A giant Buddha statue somewhere west of Suzhou. It seems to me that Buddha statues get built as sort of an municipal economy booster. If a place really needs to get some tourist dollars, what better than building a big statue and hoping for some piligrims? I don't begrudge it to them. In the same vein I actually admire how the town of Roswell, New Mexico, found a way to turn the whole "crashed flying saucer" tale into a way to actually have a viable local economy. Side note: the traditional fat "laughing buddha" of China is not Siddhartha, the Indian Prince and origin of Buddhist religion. The true Buddhas are always thin, to represent his self-sacrifice and freedom from the appetites of this world. There is a loose historical source for the fat buddha, which is something about a kind hearted monk of centuries past. I suppose you could loosely equate him to a Santa Claus figure.

I really amused myself with this next photo. It calls to mind on of those old cheesy/good monster movies, like the bronze statue monster in Jason and the Argonauts. Or perhaps the Stay-Puft Marshmallow Man in Ghostbusters.
















A spot on the shore of Tai Hu lake. (a redundancy for me to write it that way, since Hu means lake).
Seemingly every stinkin' consumer product in Asia has a cute face on it. It gets old sometimes.

Sunday, November 16, 2008

New Concepty English for Education of Weekend



This is a business card from a shop in Shanghai that I went to because I really needed some biggilet lie fallowpants. I think "Welcome the lately old customer come" sounds like a good title for a short story.

Saturday, November 15, 2008

Nature Calls

Western style toilets are becoming common in China. I'm not really sure how common, because I haven't had the chance to visit the homes of any local Chinese. The bathrooms in all of the modern apartments I have seen are equipped with familiar plumbing. In new areas like where we are, the plumbing can handle toilet paper. In older areas, there is always a little trash can by the toilet where you are expected to dispose of your used wipes.

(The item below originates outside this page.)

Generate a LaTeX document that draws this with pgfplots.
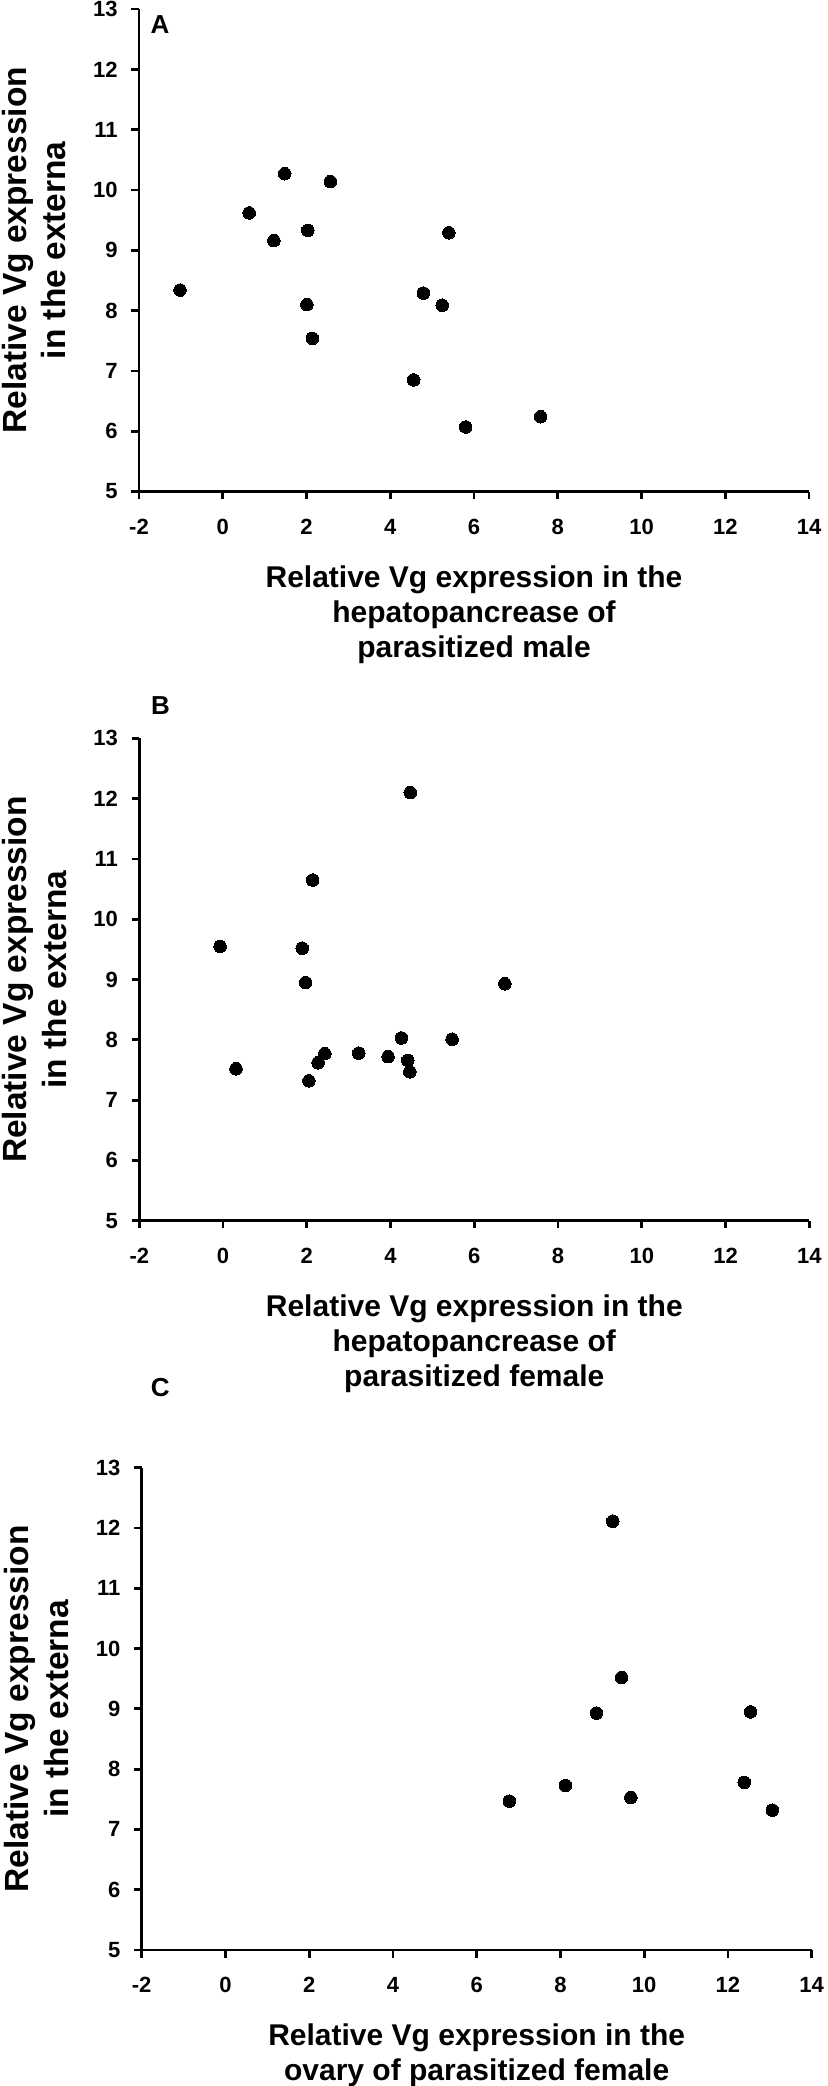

There are, apparently, Chinese jokes about people trying to stand on a sit-down toilet. I doubt there is much reality to that. They are probably just jokes to make fun of country bumpkins. Then again, the great Mao Zedong himself refused to use western style toilets. When he made visits to Moscow, he would demand that a platform be built around the facilities in his hotel room, so he could stand above the toilet. Great visual image, that one.

Public toilets will typically have one stall with a western toilet, and the rest are squat toilets. That might seem like a nice concession to Westerners, but let me tell you it is not. If you think that you are horrified by the thought of using a squat toilet, it is only because you haven't personally been faced with the choice. At that moment of choice, you suddenly realize that they have done you a great service by giving you any option other than sitting on that thing.

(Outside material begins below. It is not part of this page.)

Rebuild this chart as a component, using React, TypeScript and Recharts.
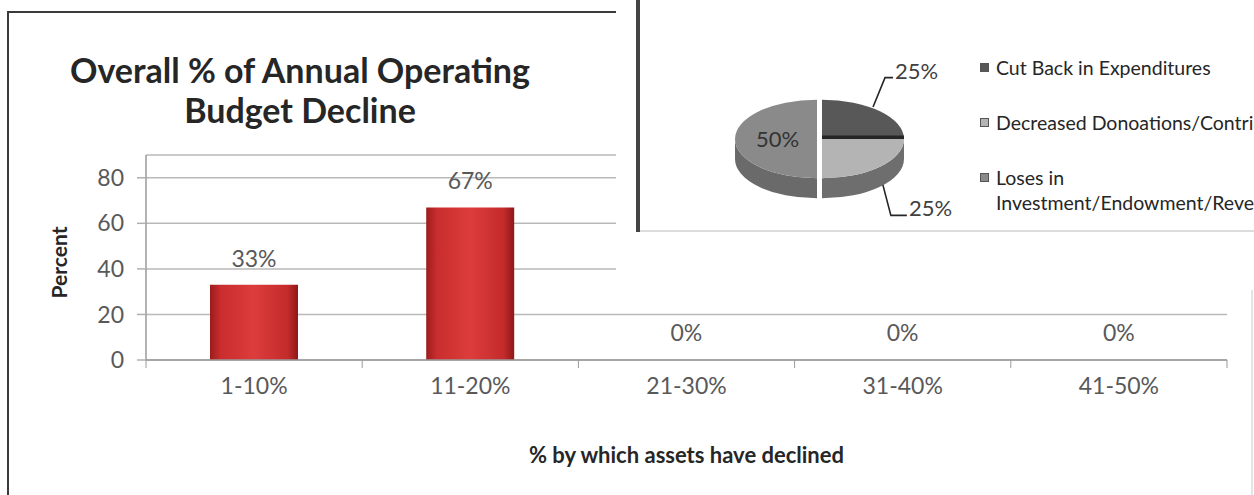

So now it is time for your short quiz.

Question:
You are on vacation in China and you gotta to go. Which toilet do you use, Toilet A, or Toilet B?



If you are having any trouble choosing, let me give you a close-up view of Toilet B. This one is definitely worth clicking on the image so you can really see the details.
Yes, those really are maggots. And they are alive.

Answer:
:
None of the above. Avoid Chinese public toilets at all cost. Go before you leave. Go again before you leave. If you do have to go, go with the squatter. If, like our family, you like to go camping, you can just think of it like crapping in the woods. And if you are squeamish, you may want to consider not coming at all. Because in that case, your other options are: Don't drink water, don't eat, never get farther than half and hour away from home base, or bring a supply of adult diapers.